It had been 28 years, 11 months and 30 days — that's 347 total months, or 1,513 weeks — since the Indianapolis Colts had last pitched a shutout in a road game.
That was, until Sunday's Week 13 matchup against the Houston Texans at NRG Stadium.
The Indy defense set the tone from the start, forcing turnovers on Houston's first two possessions and continuing to smother the Texans the rest of the way, as the Colts earned a 31-0 victory for their first road shutout since Dec. 6, 1992, against the New England Patriots.
In fact, the Texans' 141 total yards of offense were the sixth-fewest allowed by a Colts defense since the franchise moved to Indianapolis in 1984.

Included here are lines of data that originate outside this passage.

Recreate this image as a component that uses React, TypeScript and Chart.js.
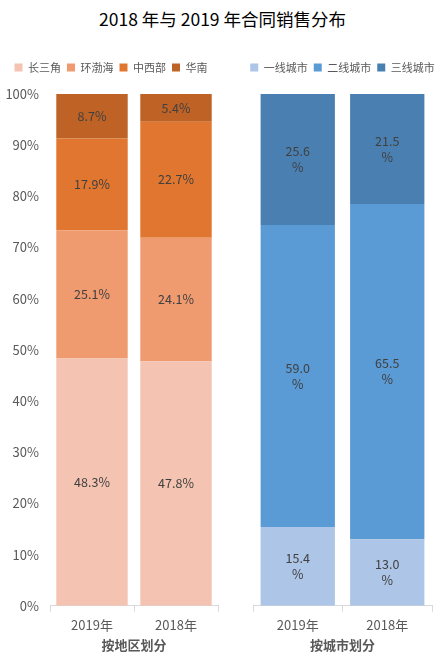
import React, { useEffect, useRef } from "react";
import { Chart, registerables } from "chart.js";

Chart.register(...registerables);

const TITLE = "2018 年与 2019 年合同销售分布";
const categories = ["2019年", "2018年"];
const yTicks = [0, 10, 20, 30, 40, 50, 60, 70, 80, 90, 100];

const regionNames = ["长三角", "环渤海", "中西部", "华南"];
const regionColors = ["#F4C3B1", "#F09A70", "#E0762F", "#BE6226"];
const yangtze = [48.3, 47.8];
const bohai = [25.1, 24.1];
const midwest = [17.9, 22.7];
const south = [8.7, 5.4];
const regionValues = [yangtze, bohai, midwest, south];

const cityNames = ["一线城市", "二线城市", "三线城市"];
const cityColors = ["#ADC5E6", "#5A9AD5", "#4A7FB1"];
const tier1 = [15.4, 13.0];
const tier2 = [59.0, 65.5];
const tier3 = [25.6, 21.5];
const cityValues = [tier1, tier2, tier3];

const FONT = "'Microsoft YaHei', 'Noto Sans CJK SC', 'Noto Sans', sans-serif";
const TEXT = "#595959";

const legendGap = {
  id: "legendGap",
  beforeInit(chart: any) {
    const legend = chart.legend;
    if (!legend) return;
    const orig = legend.fit;
    legend.fit = function () {
      orig.call(this);
      this.height += 11;
    };
  },
};

const labelPlugin = (wrap: boolean) => ({
  id: "barLabels",
  afterDatasetsDraw(chart: any) {
    const ctx = chart.ctx;
    ctx.save();
    ctx.font = `12.5px ${FONT}`;
    ctx.fillStyle = "#404040";
    ctx.textAlign = "center";
    ctx.textBaseline = "middle";
    chart.data.datasets.forEach((ds: any, di: number) => {
      const meta = chart.getDatasetMeta(di);
      meta.data.forEach((bar: any, i: number) => {
        const v = ds.data[i] as number;
        const cy = (bar.y + bar.base) / 2;
        const s = v.toFixed(1);
        if (wrap) {
          ctx.fillText(s, bar.x, cy - 8);
          ctx.fillText("%", bar.x, cy + 8);
        } else {
          ctx.fillText(s + "%", bar.x, cy);
        }
      });
    });
    ctx.restore();
  },
});

function makeConfig(
  names: string[],
  colors: string[],
  values: number[][],
  axisTitle: string,
  showY: boolean,
  pct: number,
  padL: number,
  padR: number,
  wrap: boolean
): any {
  return {
    type: "bar",
    data: {
      labels: categories,
      datasets: names.map((n, i) => ({
        label: n,
        data: values[i],
        backgroundColor: colors[i],
        borderWidth: 0,
        barPercentage: 1,
        categoryPercentage: pct,
      })),
    },
    options: {
      animation: false,
      responsive: false,
      maintainAspectRatio: false,
      layout: { padding: { top: 0, left: 0, right: 0, bottom: 14 } },
      plugins: {
        legend: {
          position: "top",
          labels: {
            usePointStyle: true,
            pointStyle: "rect",
            boxWidth: 8,
            boxHeight: 8,
            padding: 6,
            color: TEXT,
            font: { family: FONT, size: 11 },
          },
        },
        tooltip: { enabled: false },
      },
      scales: {
        x: {
          stacked: true,
          grid: {
            display: true,
            drawOnChartArea: false,
            drawTicks: true,
            tickLength: 6,
            offset: true,
            color: "#D9D9D9",
          },
          border: { display: true, color: "#D9D9D9" },
          ticks: { color: TEXT, font: { family: FONT, size: 13 }, padding: 5 },
          title: {
            display: true,
            text: axisTitle,
            color: TEXT,
            font: { family: FONT, size: 13, weight: "bold" },
            padding: { top: 0, bottom: 0 },
          },
        },
        y: {
          stacked: true,
          display: true,
          min: 0,
          max: 100,
          afterBuildTicks: (s: any) => {
            s.ticks = yTicks.map((v) => ({ value: v }));
          },
          afterFit: (s: any) => {
            s.width = padL;
          },
          grid: { display: false },
          border: { display: false },
          ticks: {
            display: showY,
            color: TEXT,
            font: { family: FONT, size: 13 },
            padding: 3,
            callback: (v: any) => v + "%",
          },
        },
        yRight: {
          type: "linear",
          position: "right",
          display: true,
          min: 0,
          max: 100,
          afterFit: (s: any) => {
            s.width = padR;
          },
          grid: { display: false },
          border: { display: false },
          ticks: { display: false },
        },
      },
    },
    plugins: [legendGap, labelPlugin(wrap)],
  };
}

function ChartBox(props: { config: any; left: number; top: number; width: number; height: number }) {
  const ref = useRef<HTMLCanvasElement>(null);
  useEffect(() => {
    const c = new Chart(ref.current!, props.config);
    return () => c.destroy();
  }, []);
  return (
    <canvas
      ref={ref}
      width={props.width}
      height={props.height}
      style={{ position: "absolute", left: props.left, top: props.top, width: props.width, height: props.height }}
    />
  );
}

export default function App() {
  const leftCfg = makeConfig(regionNames, regionColors, regionValues, "按地区划分", true, 0.85, 50, 4, false);
  const rightCfg = makeConfig(cityNames, cityColors, cityValues, "按城市划分", false, 0.83, 13, 13, true);
  return (
    <div style={{ position: "fixed", left: 0, top: 0, width: 445, height: 667, background: "#fff" }}>
      <div
        style={{
          position: "absolute",
          top: 6,
          left: 0,
          width: 445,
          textAlign: "center",
          fontFamily: FONT,
          fontSize: 17.5,
          color: "#000",
        }}
      >
        {TITLE}
      </div>
      <ChartBox config={leftCfg} left={0} top={56} width={222} height={611} />
      <ChartBox config={rightCfg} left={240} top={56} width={205} height={611} />
    </div>
  );
}
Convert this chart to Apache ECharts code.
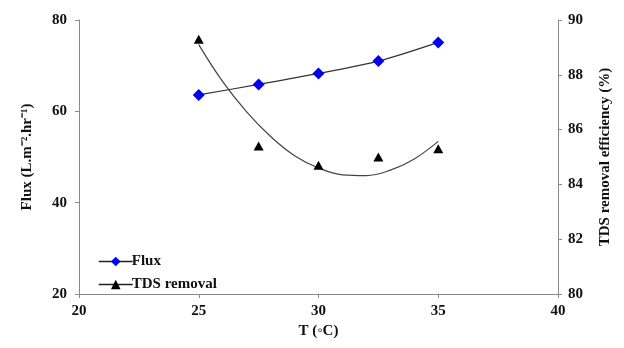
<!DOCTYPE html>
<html>
<head>
<meta charset="utf-8">
<script src="https://cdn.jsdelivr.net/npm/echarts@6/dist/echarts.min.js"></script>
<style>
  html, body { margin: 0; padding: 0; background: #fff; }
  #chart { width: 624px; height: 348px; }
</style>
</head>
<body>
<div id="chart"></div>
<script>
// Measured points (T in °C)
const temps = [25, 27.5, 30, 32.5, 35];
const flux = [63.6, 65.9, 68.3, 71.0, 75.1];
const tdsRemoval = [89.3, 85.4, 84.7, 85.0, 85.3];

// Trend curve for TDS removal
const trendTemps = [25, 26, 27, 28, 29, 30, 31, 32, 33, 34, 35];
const tdsTrend = [89.1, 87.75, 86.65, 85.75, 85.05, 84.6, 84.35, 84.32, 84.52, 84.93, 85.57];

const FONT = "'Liberation Serif', 'Times New Roman', serif";
const axisLine = { show: true, lineStyle: { color: "#8a8a8a", width: 1 } };
const axisTick = { show: true, length: 4, lineStyle: { color: "#8a8a8a" } };
const labelStyle = { color: "#111", fontFamily: FONT, fontWeight: "bold", fontSize: 15 };

const chart = echarts.init(document.getElementById("chart"));
chart.setOption({
  animation: false,
  grid: { left: 79, right: 66, top: 20, bottom: 54 },
  legend: {
    left: 93, top: 249, orient: "vertical", itemGap: 8,
    itemWidth: 34, itemHeight: 12,
    textStyle: { ...labelStyle, fontSize: 15, padding: [0, 0, 0, -6] },
    data: [
      { name: "Flux", lineStyle: { color: "#222", width: 1.5 } },
      { name: "TDS removal", lineStyle: { color: "#222", width: 1.5 } },
    ],
  },
  xAxis: {
    type: "value", min: 20, max: 40, interval: 5,
    name: "T (◦C)", nameLocation: "middle", nameGap: 30,
    nameTextStyle: labelStyle,
    axisLine, axisTick, splitLine: { show: false },
    axisLabel: { ...labelStyle, margin: 10 },
  },
  yAxis: [
    {
      type: "value", min: 20, max: 80, interval: 20,
      name: "Flux (L.m⁻².hr⁻¹)", nameLocation: "middle", nameGap: 44,
      nameTextStyle: labelStyle,
      axisLine, axisTick, splitLine: { show: false },
      axisLabel: { ...labelStyle, margin: 12 },
    },
    {
      type: "value", min: 80, max: 90, interval: 2, position: "right",
      name: "TDS removal efficiency (%)", nameLocation: "middle", nameGap: 40,
      nameRotate: 90,
      nameTextStyle: labelStyle,
      axisLine, axisTick, splitLine: { show: false },
      axisLabel: { ...labelStyle, margin: 10 },
    },
  ],
  series: [
    {
      name: "Flux", type: "line", smooth: 0.3,
      data: temps.map((t, i) => [t, flux[i]]),
      symbol: "diamond", symbolSize: 12,
      itemStyle: { color: "#0000ee" },
      lineStyle: { color: "#333", width: 1.2 },
    },
    {
      name: "TDS removal", type: "line", yAxisIndex: 1,
      data: temps.map((t, i) => [t, tdsRemoval[i]]),
      symbol: "triangle", symbolSize: [10, 9],
      itemStyle: { color: "#000" },
      lineStyle: { width: 0, color: "#000" },
    },
    {
      name: "TDS trend", type: "line", yAxisIndex: 1, smooth: 0.4,
      data: trendTemps.map((t, i) => [t, tdsTrend[i]]),
      showSymbol: false, symbol: "none",
      lineStyle: { color: "#444", width: 1.2 },
    },
  ],
});
</script>
</body>
</html>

"Dominant defensive performance," Colts head coach Frank Reich said. "The defense was unreal. I don't think they crossed the 50-yard line until a minute to go. That's an epic defensive performance from, really, start to finish, and that's what we talked about at halftime — as good as it was in the first half, it was just as important for us to finish the game like that, just for where we want to go, finishing.
Early on, Kenny Moore II made it clear to the Texans' offense that it was going to be tough sledding throughout the afternoon. In fact, on Houston's very first play of scrimmage, Moore II stepped in front of a Tyrod Taylor pass attempt along the sideline and showed off his impressive toe-drag-swag abilities to earn his career-best-tying fourth interception on the season.
Six plays later, running back Jonathan Taylor would punch it in on the ground from one yard out to give the Colts an early 7-0 lead.
But Moore II wasn't done. On the Texans' ensuing possession, Taylor found Pharaoh Brown for a short completion across the middle, but as the Indy defense rallied to the big tight end, Moore II snuck in to poke the ball loose, which was recovered by cornerback Xavier Rhodes at the Colts' 49-yard line.
Moore II's two early takeaways gives the Colts' defense a league-leading 29 on the season.
"Good work. Good work," Moore II said. "Coming into the game, we wanted to jump out pretty fast, and from there we just wanted to build momentum for the offense. So great team effort."
With the Colts' offense slowly but surely able to add points on their side of the scoreboard — particularly in the second half — the rest of the Sunday's game for Indy's defense was all about befuddling Taylor and backup quarterback Davis Mills.
With defensive coordinator Matt Eberflus throwing the kitchen sink at the Texans — utilizing several blitzes throughout the contest — the Texans would earn just nine first downs, converted just 3-of-12 third-down attempts, and had just 57 net yards passing in all.
The Colts' pass rush was also effective, as defensive ends Al-Quadin Muhammad and Kemoko Turay each had two sacks on the afternoon, while Indy had 11 total quarterback hits, including three from Muhammad and two each from Turay and defensive tackle DeForest Buckner.
"To be honest, I think it's a group effort," Muhammad said. "And everybody is just working hard and doing their part. Four against one — we preach it every day, and it showed up today."
The performance by the Colts' defense on Sunday gives the unit plenty of momentum heading into the team's much-deserved bye week.
Indianapolis (7-6) should be well-rested heading into the final stretch of the season, as the team tries to make one final playoff push against the New England Patriots, Arizona Cardinals, Las Vegas Raiders and Jacksonville Jaguars.
"You get the shutout, and now you get to rest," Leonard said. "You know, you get ready for the bye week, taking care of your body. I just pray that everybody, they go home and stay safe. … Everybody get their mind right, body's right, and just be ready to make sure and understand that when we come back, we've got a point to prove and we've got a goal that we're trying to reach."